— THE REQUEST —
Check each line of the records below for the word "this" and copy those where it appears.

□ □ □ □

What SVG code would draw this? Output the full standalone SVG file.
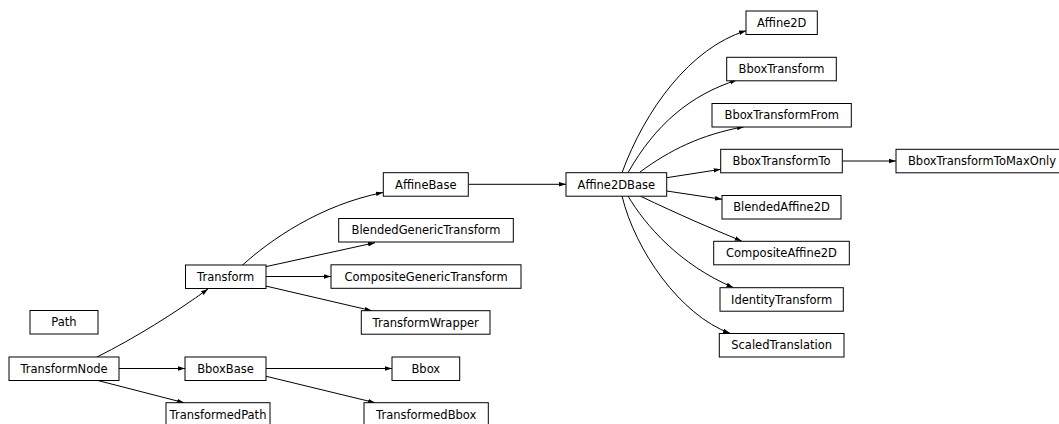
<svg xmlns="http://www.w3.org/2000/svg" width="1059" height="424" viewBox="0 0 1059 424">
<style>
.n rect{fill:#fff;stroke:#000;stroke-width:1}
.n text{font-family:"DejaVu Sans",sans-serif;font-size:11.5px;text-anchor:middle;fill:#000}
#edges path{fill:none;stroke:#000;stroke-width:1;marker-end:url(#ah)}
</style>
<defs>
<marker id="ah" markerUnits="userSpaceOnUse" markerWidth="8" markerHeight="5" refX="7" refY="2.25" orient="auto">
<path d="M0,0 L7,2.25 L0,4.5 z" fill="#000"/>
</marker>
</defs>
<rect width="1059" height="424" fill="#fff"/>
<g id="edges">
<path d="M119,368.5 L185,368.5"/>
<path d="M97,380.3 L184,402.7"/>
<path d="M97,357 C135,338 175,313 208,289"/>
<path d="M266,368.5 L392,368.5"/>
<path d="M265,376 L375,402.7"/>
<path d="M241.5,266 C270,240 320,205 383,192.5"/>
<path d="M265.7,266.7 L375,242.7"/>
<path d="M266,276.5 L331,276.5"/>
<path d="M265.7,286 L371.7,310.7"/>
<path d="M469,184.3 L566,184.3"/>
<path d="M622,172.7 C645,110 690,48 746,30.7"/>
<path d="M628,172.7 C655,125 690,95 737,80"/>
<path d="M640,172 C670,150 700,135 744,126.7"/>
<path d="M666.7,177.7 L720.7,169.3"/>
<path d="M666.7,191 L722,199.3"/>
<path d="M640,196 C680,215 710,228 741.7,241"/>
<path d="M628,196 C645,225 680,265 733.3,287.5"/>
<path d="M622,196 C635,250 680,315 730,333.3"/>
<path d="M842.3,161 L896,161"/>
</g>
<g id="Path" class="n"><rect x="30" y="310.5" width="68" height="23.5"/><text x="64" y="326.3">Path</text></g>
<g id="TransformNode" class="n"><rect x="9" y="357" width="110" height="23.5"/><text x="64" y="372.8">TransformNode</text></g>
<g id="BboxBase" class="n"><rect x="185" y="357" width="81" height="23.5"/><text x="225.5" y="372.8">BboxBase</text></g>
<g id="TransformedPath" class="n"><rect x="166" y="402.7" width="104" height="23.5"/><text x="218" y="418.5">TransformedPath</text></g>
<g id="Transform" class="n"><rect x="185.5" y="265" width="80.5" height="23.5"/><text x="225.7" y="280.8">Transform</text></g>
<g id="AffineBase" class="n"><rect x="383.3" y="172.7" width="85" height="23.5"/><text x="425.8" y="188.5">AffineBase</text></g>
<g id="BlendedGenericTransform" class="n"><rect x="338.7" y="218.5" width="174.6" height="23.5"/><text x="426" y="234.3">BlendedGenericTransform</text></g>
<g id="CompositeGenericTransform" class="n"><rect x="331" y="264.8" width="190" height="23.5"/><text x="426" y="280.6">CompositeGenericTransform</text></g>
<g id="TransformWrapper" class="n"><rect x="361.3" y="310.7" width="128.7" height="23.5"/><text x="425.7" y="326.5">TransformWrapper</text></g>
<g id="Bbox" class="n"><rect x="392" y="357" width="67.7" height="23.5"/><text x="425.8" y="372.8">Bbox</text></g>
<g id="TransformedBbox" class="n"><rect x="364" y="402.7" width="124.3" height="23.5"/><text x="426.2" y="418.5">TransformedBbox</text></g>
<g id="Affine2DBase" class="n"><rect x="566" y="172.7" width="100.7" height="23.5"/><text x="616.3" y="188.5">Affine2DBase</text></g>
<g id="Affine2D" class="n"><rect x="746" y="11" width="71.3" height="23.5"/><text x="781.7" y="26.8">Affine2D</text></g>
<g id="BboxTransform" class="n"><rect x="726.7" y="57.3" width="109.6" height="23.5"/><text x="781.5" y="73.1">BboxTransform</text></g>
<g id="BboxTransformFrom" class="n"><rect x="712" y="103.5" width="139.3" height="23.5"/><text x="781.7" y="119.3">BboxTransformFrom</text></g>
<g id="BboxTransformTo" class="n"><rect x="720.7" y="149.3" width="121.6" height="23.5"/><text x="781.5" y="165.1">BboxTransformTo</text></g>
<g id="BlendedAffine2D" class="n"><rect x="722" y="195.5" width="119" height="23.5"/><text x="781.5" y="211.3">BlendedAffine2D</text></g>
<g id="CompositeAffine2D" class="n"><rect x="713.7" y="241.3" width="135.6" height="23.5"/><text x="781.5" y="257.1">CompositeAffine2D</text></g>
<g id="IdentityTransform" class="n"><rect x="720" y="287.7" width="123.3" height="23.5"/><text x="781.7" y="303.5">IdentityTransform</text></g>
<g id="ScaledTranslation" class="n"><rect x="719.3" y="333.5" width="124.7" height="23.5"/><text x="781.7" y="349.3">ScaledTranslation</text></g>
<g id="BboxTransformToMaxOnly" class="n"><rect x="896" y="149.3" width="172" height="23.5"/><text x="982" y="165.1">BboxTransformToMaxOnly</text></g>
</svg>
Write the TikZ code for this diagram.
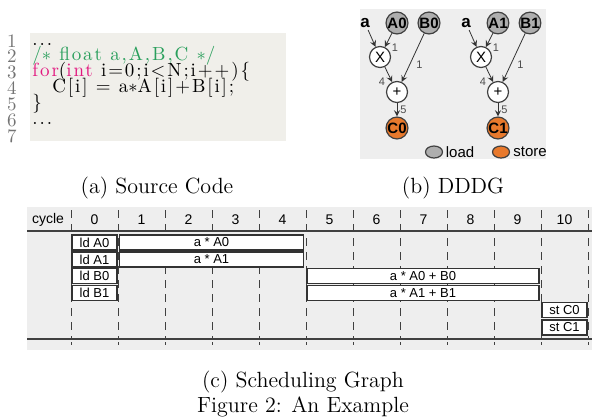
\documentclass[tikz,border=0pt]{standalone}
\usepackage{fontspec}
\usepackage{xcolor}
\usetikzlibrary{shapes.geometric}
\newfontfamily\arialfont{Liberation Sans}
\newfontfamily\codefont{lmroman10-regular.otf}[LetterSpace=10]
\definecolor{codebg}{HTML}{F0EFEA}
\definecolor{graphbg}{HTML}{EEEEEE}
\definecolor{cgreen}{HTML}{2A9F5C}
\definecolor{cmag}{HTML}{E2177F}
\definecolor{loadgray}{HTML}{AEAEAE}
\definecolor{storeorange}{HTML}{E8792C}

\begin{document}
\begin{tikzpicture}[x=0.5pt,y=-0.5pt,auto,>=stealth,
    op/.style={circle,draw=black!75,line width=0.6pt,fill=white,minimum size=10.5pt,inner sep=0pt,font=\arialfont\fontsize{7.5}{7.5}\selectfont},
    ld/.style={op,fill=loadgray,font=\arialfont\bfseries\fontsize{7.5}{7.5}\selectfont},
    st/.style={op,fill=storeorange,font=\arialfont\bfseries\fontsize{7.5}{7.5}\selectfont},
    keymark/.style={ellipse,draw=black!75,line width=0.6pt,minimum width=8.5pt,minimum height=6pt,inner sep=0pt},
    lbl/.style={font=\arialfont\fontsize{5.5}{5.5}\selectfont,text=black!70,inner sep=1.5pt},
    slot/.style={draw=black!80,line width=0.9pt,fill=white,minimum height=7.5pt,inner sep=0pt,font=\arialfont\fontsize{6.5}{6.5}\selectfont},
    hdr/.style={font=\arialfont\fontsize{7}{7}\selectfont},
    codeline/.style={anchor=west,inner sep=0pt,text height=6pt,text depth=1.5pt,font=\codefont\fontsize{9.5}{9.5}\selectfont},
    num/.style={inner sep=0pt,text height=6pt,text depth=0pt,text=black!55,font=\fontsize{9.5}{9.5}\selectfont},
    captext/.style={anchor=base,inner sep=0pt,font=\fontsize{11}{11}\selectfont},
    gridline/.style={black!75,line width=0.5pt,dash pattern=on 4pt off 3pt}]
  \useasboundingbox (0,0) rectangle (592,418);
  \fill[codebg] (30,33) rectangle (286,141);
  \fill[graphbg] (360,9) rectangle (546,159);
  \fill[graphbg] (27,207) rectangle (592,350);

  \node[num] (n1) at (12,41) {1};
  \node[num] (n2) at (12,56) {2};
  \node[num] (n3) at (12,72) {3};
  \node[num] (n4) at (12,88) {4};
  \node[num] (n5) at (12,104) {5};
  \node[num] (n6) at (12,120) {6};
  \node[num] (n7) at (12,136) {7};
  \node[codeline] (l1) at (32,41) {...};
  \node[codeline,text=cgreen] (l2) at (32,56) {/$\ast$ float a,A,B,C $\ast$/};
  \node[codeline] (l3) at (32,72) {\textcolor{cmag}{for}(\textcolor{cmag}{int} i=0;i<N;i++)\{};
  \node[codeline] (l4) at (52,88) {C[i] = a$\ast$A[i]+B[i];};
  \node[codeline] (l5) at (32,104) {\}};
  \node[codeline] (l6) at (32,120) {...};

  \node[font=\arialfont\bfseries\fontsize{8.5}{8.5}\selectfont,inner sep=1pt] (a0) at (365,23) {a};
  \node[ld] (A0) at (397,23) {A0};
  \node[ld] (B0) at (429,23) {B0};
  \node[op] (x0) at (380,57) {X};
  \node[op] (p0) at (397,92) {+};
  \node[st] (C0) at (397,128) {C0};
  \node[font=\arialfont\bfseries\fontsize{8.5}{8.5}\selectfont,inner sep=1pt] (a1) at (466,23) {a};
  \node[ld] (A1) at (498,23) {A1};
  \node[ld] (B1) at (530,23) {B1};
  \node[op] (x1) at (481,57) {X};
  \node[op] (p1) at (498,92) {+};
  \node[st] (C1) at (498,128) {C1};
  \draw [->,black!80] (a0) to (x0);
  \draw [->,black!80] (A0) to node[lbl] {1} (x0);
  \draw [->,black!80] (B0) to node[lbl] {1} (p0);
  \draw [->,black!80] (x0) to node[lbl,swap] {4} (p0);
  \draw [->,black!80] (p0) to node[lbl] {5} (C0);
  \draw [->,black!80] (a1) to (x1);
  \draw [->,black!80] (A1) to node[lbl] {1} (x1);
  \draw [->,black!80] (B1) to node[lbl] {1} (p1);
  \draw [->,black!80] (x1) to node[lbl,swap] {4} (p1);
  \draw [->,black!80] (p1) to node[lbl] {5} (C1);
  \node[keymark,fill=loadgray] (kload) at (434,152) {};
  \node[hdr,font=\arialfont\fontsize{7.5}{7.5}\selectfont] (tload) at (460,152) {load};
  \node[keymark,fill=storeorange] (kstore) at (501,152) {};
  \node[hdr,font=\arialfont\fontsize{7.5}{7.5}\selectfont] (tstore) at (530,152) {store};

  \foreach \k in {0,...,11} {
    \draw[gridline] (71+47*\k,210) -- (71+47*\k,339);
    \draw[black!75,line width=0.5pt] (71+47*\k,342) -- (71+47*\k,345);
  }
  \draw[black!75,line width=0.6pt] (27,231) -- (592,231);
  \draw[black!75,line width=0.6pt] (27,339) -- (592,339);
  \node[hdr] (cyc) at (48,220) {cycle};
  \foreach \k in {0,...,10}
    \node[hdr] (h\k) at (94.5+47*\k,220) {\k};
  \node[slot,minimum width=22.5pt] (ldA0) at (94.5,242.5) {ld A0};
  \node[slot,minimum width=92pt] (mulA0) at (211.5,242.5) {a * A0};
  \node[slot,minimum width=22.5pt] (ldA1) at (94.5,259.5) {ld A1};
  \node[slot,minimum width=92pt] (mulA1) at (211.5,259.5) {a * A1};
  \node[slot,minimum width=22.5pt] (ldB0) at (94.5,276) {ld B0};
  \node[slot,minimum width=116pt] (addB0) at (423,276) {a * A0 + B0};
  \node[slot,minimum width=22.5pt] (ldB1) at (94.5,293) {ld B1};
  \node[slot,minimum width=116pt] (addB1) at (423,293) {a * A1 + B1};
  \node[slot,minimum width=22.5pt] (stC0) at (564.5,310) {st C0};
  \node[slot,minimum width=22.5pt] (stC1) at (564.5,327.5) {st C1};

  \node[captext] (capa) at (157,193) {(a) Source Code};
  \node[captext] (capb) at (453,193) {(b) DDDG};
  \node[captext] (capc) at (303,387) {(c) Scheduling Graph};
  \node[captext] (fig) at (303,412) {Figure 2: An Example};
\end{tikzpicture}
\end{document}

□ □ □ □

— TASK ANSWER —
What SVG code would draw this? Output the full standalone SVG file.
Write the TikZ code for this diagram.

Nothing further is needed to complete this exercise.